ECT: Speaking of competitors, you have outlasted other online wine sales sites that were born during the dot-com era. Why?

Garrick: Part of it was the last-man-standing idea. Somebody had to be left standing. [The current Wine.com began as eVineyard and in 2001 bought the wine.com domain when the company by the same name went belly-up.] Of all the startups in the area, most were trying to go around the system. The model that survived — ours — was the one that complied with and worked within the system.

ECT: Why did the other startups think they could circumvent the rules?

Garrick: I can’t say what was going on inside their heads. But there was a period when the Internet was the Wild West. People thought that the whole intermediate tier of business was going to go away and that everybody would buy direct. The other thing was that wineries and some retailers tried to go around the system, but they found out that they could not get major labels. The wholesalers wouldn’t sell to them because they weren’t playing by the rules. They basically said, “If you try to go around us and sell direct, we’re not going to give you access to the major labels we control.” The result was a lot of retailers online carrying bottles that you never heard of, but if you wanted to get a Dom Perignon from them, you couldn’t get it.

ECT: Wine.com is a heavy user of Web analytics. What have you learned from studying the traffic to your site?

Garrick: We do quite a bit. We track our sales in real time, so a couple times a day, we’re taking a look at traffic at the site. We analyze our sales. Every day, we get a daily report from the day before, and we have a daily sales plan, so we know pretty quickly if we’re falling short of a plan [and] we can change something the next day. We also do quite a bit of survey work to find out what people like and don’t like. We’re a fairly information-intensive operation, but probably not that much different from a lot of other e-commerce companies in that regard. [Traffic data at wine.com also showed a substantial increase in traffic after the Supreme Court ruling was announced.]

ECT: You recently announced a partnership with e-tail giant Amazon.com. What was behind that move?

Garrick: It’s simple, really. We have developed a very unique distribution platform for selling wine over the Internet. But we’re a small company. We can’t reach millions of people. Amazon, on the other hand, has 30 or 40 million customers, but they can’t sell wine. They don’t have the legal distribution system. This makes it possible for Amazon to add wine sales to its site and makes it possible for us to possibly reach millions of new customers that we otherwise couldn’t.

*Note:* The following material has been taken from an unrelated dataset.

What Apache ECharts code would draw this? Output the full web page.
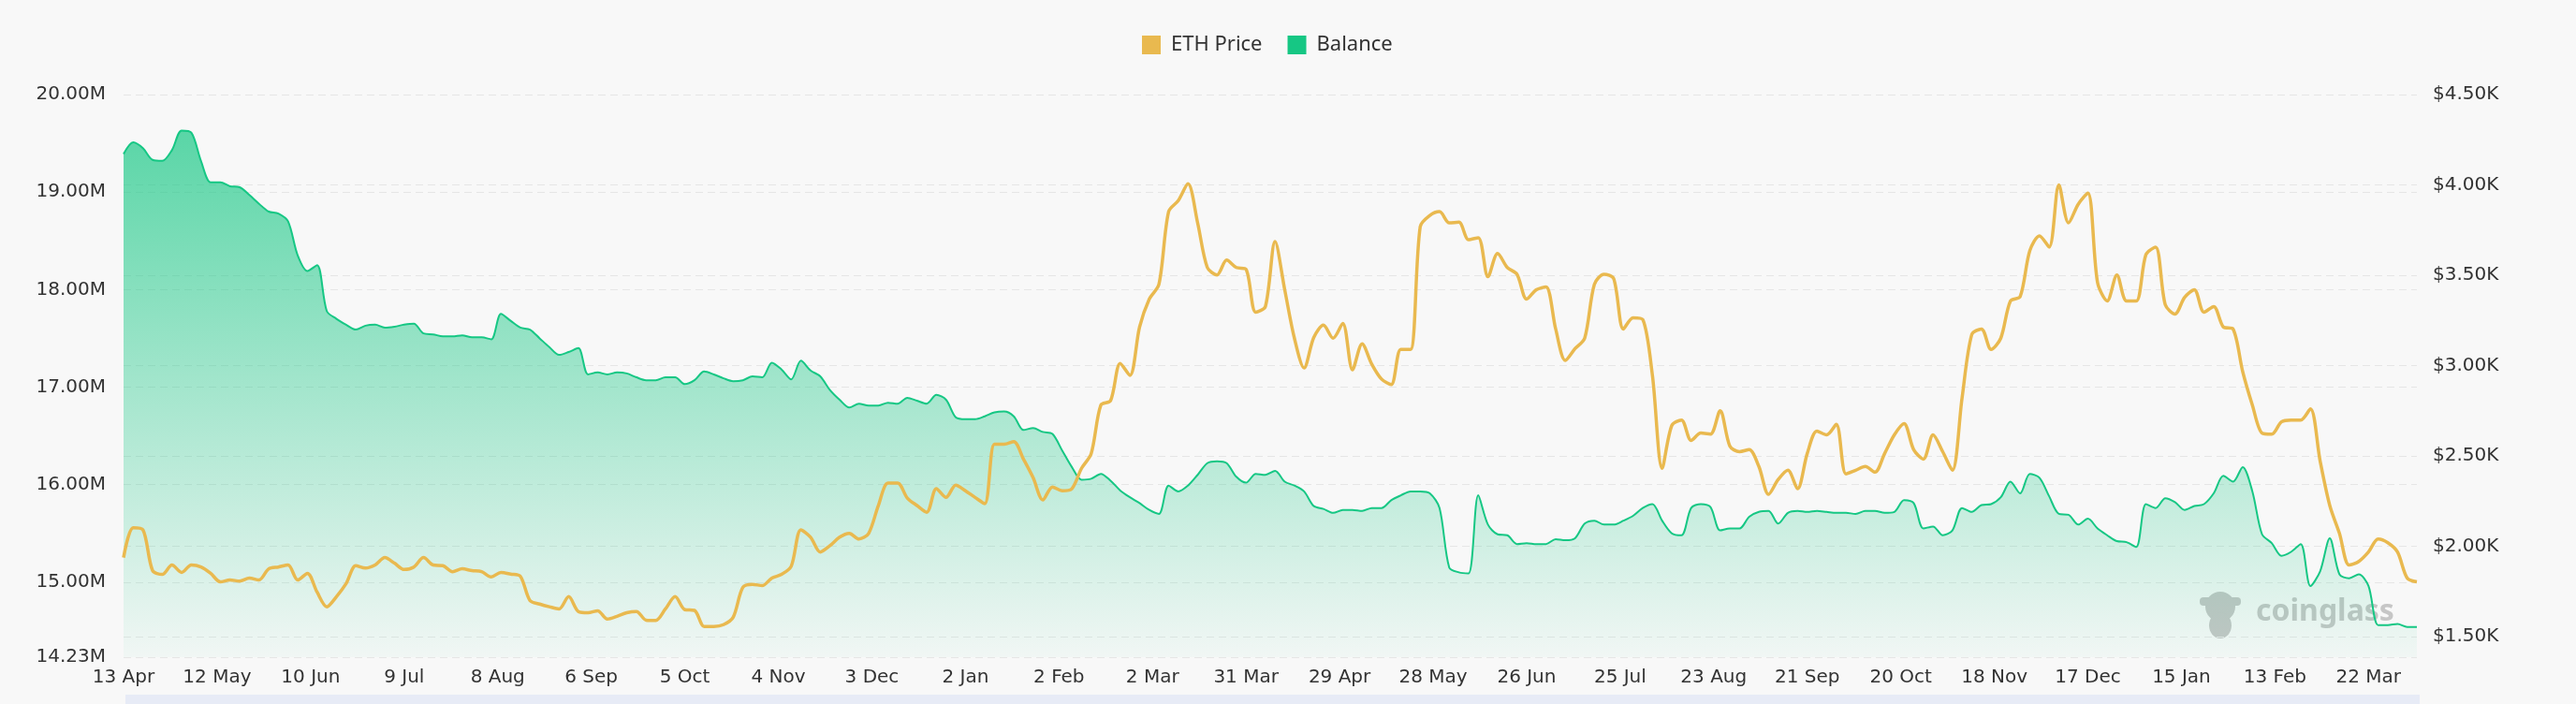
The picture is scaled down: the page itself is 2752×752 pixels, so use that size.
<!DOCTYPE html>
<html lang="en">
<head>
<meta charset="UTF-8">
<title>ETH Exchange Balance</title>
<script type="text/javascript" src="https://cdn.jsdelivr.net/npm/echarts@6/dist/echarts.min.js"></script>
<style>
  html, body { margin: 0; padding: 0; background: #f8f8f8; }
</style>
</head>
<body>
<div id="main" style="width: 2752px;height:752px;"></div>
<script type="text/javascript">
// x axis labels, one every 29 days (index units)
var xLabels = ['13 Apr', '12 May', '10 Jun', '9 Jul', '8 Aug', '6 Sep', '5 Oct', '4 Nov', '3 Dec',
    '2 Jan', '2 Feb', '2 Mar', '31 Mar', '29 Apr', '28 May', '26 Jun', '25 Jul', '23 Aug',
    '21 Sep', '20 Oct', '18 Nov', '17 Dec', '15 Jan', '13 Feb', '22 Mar'];
var LABEL_EVERY = 29;
var STEP = 3; // one value every 3 days

// exchange balance, millions of ETH
var balanceM = [
    19.39, 19.51, 19.45, 19.33, 19.32, 19.43, 19.63, 19.61, 19.32, 19.10, 19.10, 19.06, 19.05, 18.97, 18.88, 18.80, 18.78,
    18.70, 18.35, 18.19, 18.25, 17.78, 17.70, 17.64, 17.59, 17.63, 17.64, 17.61, 17.62, 17.64, 17.65, 17.55, 17.54, 17.52,
    17.52, 17.53, 17.51, 17.51, 17.49, 17.75, 17.68, 17.61, 17.59, 17.50, 17.41, 17.33, 17.36, 17.40, 17.13, 17.15, 17.13,
    17.15, 17.14, 17.10, 17.07, 17.07, 17.10, 17.10, 17.03, 17.07, 17.16, 17.13, 17.09, 17.06, 17.07, 17.11, 17.10, 17.25,
    17.18, 17.08, 17.27, 17.17, 17.11, 16.97, 16.87, 16.79, 16.83, 16.81, 16.81, 16.84, 16.83, 16.89, 16.86, 16.83, 16.92,
    16.87, 16.69, 16.67, 16.67, 16.70, 16.74, 16.75, 16.70, 16.56, 16.58, 16.54, 16.52, 16.35, 16.18, 16.05, 16.06, 16.11,
    16.04, 15.94, 15.87, 15.81, 15.74, 15.70, 15.99, 15.93, 15.99, 16.10, 16.22, 16.24, 16.22, 16.08, 16.02, 16.11, 16.10,
    16.14, 16.03, 15.99, 15.93, 15.78, 15.75, 15.71, 15.74, 15.74, 15.73, 15.76, 15.76, 15.84, 15.89, 15.93, 15.93, 15.91,
    15.76, 15.15, 15.10, 15.09, 15.89, 15.59, 15.49, 15.48, 15.39, 15.40, 15.39, 15.39, 15.44, 15.43, 15.45, 15.60, 15.63,
    15.59, 15.59, 15.63, 15.68, 15.76, 15.80, 15.63, 15.50, 15.48, 15.76, 15.80, 15.77, 15.53, 15.55, 15.55, 15.67, 15.72,
    15.73, 15.60, 15.71, 15.73, 15.72, 15.73, 15.72, 15.71, 15.71, 15.70, 15.73, 15.73, 15.71, 15.72, 15.84, 15.81, 15.55,
    15.57, 15.48, 15.53, 15.76, 15.72, 15.79, 15.80, 15.87, 16.03, 15.91, 16.11, 16.07, 15.88, 15.70, 15.69, 15.59, 15.65,
    15.55, 15.48, 15.42, 15.41, 15.36, 15.80, 15.76, 15.86, 15.82, 15.74, 15.78, 15.80, 15.91, 16.09, 16.03, 16.18, 15.93,
    15.49, 15.40, 15.27, 15.31, 15.39, 14.96, 15.11, 15.45, 15.08, 15.04, 15.08, 14.96, 14.56, 14.56, 14.57, 14.54, 14.54
];

// ETH price, USD
var ethPrice = [
    1938, 2103, 2092, 1866, 1845, 1897, 1856, 1897, 1886, 1851, 1804, 1814, 1808, 1825, 1814, 1876, 1886,
    1897, 1814, 1851, 1747, 1666, 1722, 1794, 1893, 1880, 1897, 1938, 1907, 1872, 1886, 1938, 1897, 1893,
    1860, 1876, 1866, 1860, 1831, 1856, 1847, 1835, 1700, 1681, 1666, 1654, 1722, 1640, 1633, 1644, 1598,
    1613, 1633, 1640, 1592, 1590, 1654, 1722, 1650, 1646, 1557, 1557, 1567, 1608, 1773, 1790, 1783, 1825,
    1845, 1890, 2092, 2051, 1969, 2004, 2051, 2072, 2041, 2072, 2226, 2350, 2350, 2267, 2226, 2189, 2319,
    2271, 2339, 2308, 2271, 2236, 2565, 2565, 2580, 2483, 2380, 2257, 2329, 2308, 2319, 2432, 2514, 2782,
    2806, 3012, 2946, 3214, 3368, 3450, 3852, 3913, 4006, 3790, 3543, 3502, 3584, 3543, 3533, 3296, 3327,
    3687, 3420, 3152, 2987, 3156, 3224, 3152, 3234, 2977, 3121, 3008, 2926, 2895, 3090, 3090, 3769, 3831,
    3852, 3790, 3794, 3697, 3708, 3492, 3621, 3543, 3506, 3368, 3420, 3436, 3203, 3029, 3094, 3152, 3450,
    3506, 3481, 3203, 3265, 3255, 2946, 2432, 2669, 2699, 2586, 2627, 2621, 2751, 2555, 2524, 2535, 2442,
    2288, 2370, 2421, 2319, 2514, 2638, 2617, 2675, 2401, 2421, 2442, 2411, 2514, 2617, 2679, 2535, 2483,
    2617, 2524, 2421, 2822, 3172, 3203, 3090, 3152, 3358, 3382, 3636, 3718, 3656, 4000, 3790, 3893, 3955,
    3460, 3358, 3502, 3358, 3358, 3615, 3656, 3337, 3286, 3378, 3420, 3296, 3327, 3214, 3203, 2967, 2782,
    2627, 2621, 2689, 2699, 2699, 2761, 2473, 2226, 2072, 1897, 1917, 1969, 2041, 2020, 1969, 1825, 1804
];

var chart = echarts.init(document.getElementById('main'));

var lastIndex = (balanceM.length - 1) * STEP;
var balanceData = balanceM.map(function (v, k) { return [k * STEP, v]; });
var priceData = ethPrice.map(function (v, k) { return [k * STEP, v]; });

var axisFont = { fontSize: 20, color: '#333', fontFamily: 'DejaVu Sans' };
var dashed = { show: true, lineStyle: { color: '#e6e6e6', type: [8, 5], width: 1 } };

var option = {
    backgroundColor: '#f8f8f8',
    animation: false,
    legend: {
        left: 1215,
        top: 32,
        itemWidth: 20,
        itemHeight: 20,
        itemGap: 27,
        icon: 'rect',
        data: ['ETH Price', 'Balance'],
        textStyle: { fontSize: 22, color: '#333', fontFamily: 'Noto Sans', padding: [0, 0, 0, 6] }
    },
    grid: { left: 132, right: 170, top: 101, bottom: 50 },
    xAxis: {
        type: 'value',
        min: 0,
        max: lastIndex,
        interval: LABEL_EVERY,
        axisLine: { show: false },
        axisTick: { show: false },
        splitLine: { show: false },
        axisLabel: Object.assign({
            margin: 12,
            formatter: function (v) {
                return v % LABEL_EVERY === 0 ? (xLabels[v / LABEL_EVERY] || '') : '';
            }
        }, axisFont)
    },
    yAxis: [{
        type: 'value',
        position: 'left',
        min: 14.23,
        max: 20,
        splitNumber: 6,
        axisLine: { show: false },
        axisTick: { show: false },
        splitLine: dashed,
        axisLabel: Object.assign({
            margin: 19,
            formatter: function (v) { return v.toFixed(2) + 'M'; }
        }, axisFont)
    }, {
        type: 'value',
        position: 'right',
        min: 1387,
        max: 4500,
        splitNumber: 6,
        axisLine: { show: false },
        axisTick: { show: false },
        splitLine: dashed,
        axisLabel: Object.assign({
            margin: 17,
            showMinLabel: false,
            formatter: function (v) { return '$' + (v / 1000).toFixed(2) + 'K'; }
        }, axisFont)
    }],
    series: [{
        name: 'Balance',
        type: 'line',
        yAxisIndex: 0,
        data: balanceData,
        showSymbol: false,
        smooth: 0.3,
        color: '#16c784',
        lineStyle: { width: 2, color: '#16c784' },
        areaStyle: {
            origin: 'start',
            opacity: 1,
            color: new echarts.graphic.LinearGradient(0, 0, 0, 1, [
                { offset: 0, color: 'rgba(22,199,132,0.70)' },
                { offset: 1, color: 'rgba(22,199,132,0.03)' }
            ])
        },
        z: 2
    }, {
        name: 'ETH Price',
        type: 'line',
        yAxisIndex: 1,
        data: priceData,
        showSymbol: false,
        smooth: 0.3,
        color: '#e9b94f',
        lineStyle: { width: 3.5, color: '#e9b94f' },
        z: 3
    }],
    graphic: [
        // top edge of the zoom slider below the axis
        { type: 'rect', left: 134, top: 742, z: 0, shape: { width: 2451, height: 12 }, style: { fill: '#e7ebf6' }, silent: true },
        // watermark, kept under the series
        { type: 'group', left: 2350, top: 632, z: 0, silent: true, children: [
            { type: 'circle', z: 0, shape: { cx: 24, cy: 20, r: 16 }, style: { fill: '#c6c6c6' } },
            { type: 'ellipse', z: 0, shape: { cx: 24, cy: 40, rx: 12, ry: 14 }, style: { fill: '#c6c6c6' } },
            { type: 'rect', z: 0, shape: { x: 2, y: 10, width: 44, height: 9, r: 4 }, style: { fill: '#c6c6c6' } }
        ] },
        { type: 'text', left: 2410, top: 638, z: 0, silent: true,
          style: { text: 'coinglass', fill: '#c6c6c6', font: 'bold 32px "Noto Sans"' } }
    ]
};

chart.setOption(option);
</script>
</body>
</html>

ECT: Who are your customers and have they changed over the years?

Garrick: The awareness that people can buy wine online legally is still not that great. A lot of people still don’t know that. But if you look at the profile of people who buy on our site, they have a reasonably good knowledge of wine. Our target audience is a frequent wine buyer, but he’s not an expert or a collector. For that kind of frequent buyer, our site offers a convenient option. Our value proposition is convenience and selection. We’re competitive on price, but we’ve made a conscious decision not to make discount prices our main differentiator in the marketplace.

ECT: Wine drinking got a boost last year from the surprise success of the movie “Sideways.” Did you enjoy any benefits from that?

Garrick: We did see more traffic and more sales, but we put a number of promotions in place to take advantage of it, so it’s difficult to know how much was a direct result of the movie itself making people more interested in wine. We did some promotions on Pinot Noir and around the “Sideways” theme. There was more traffic on the site, but we were responsible for driving a lot of it there.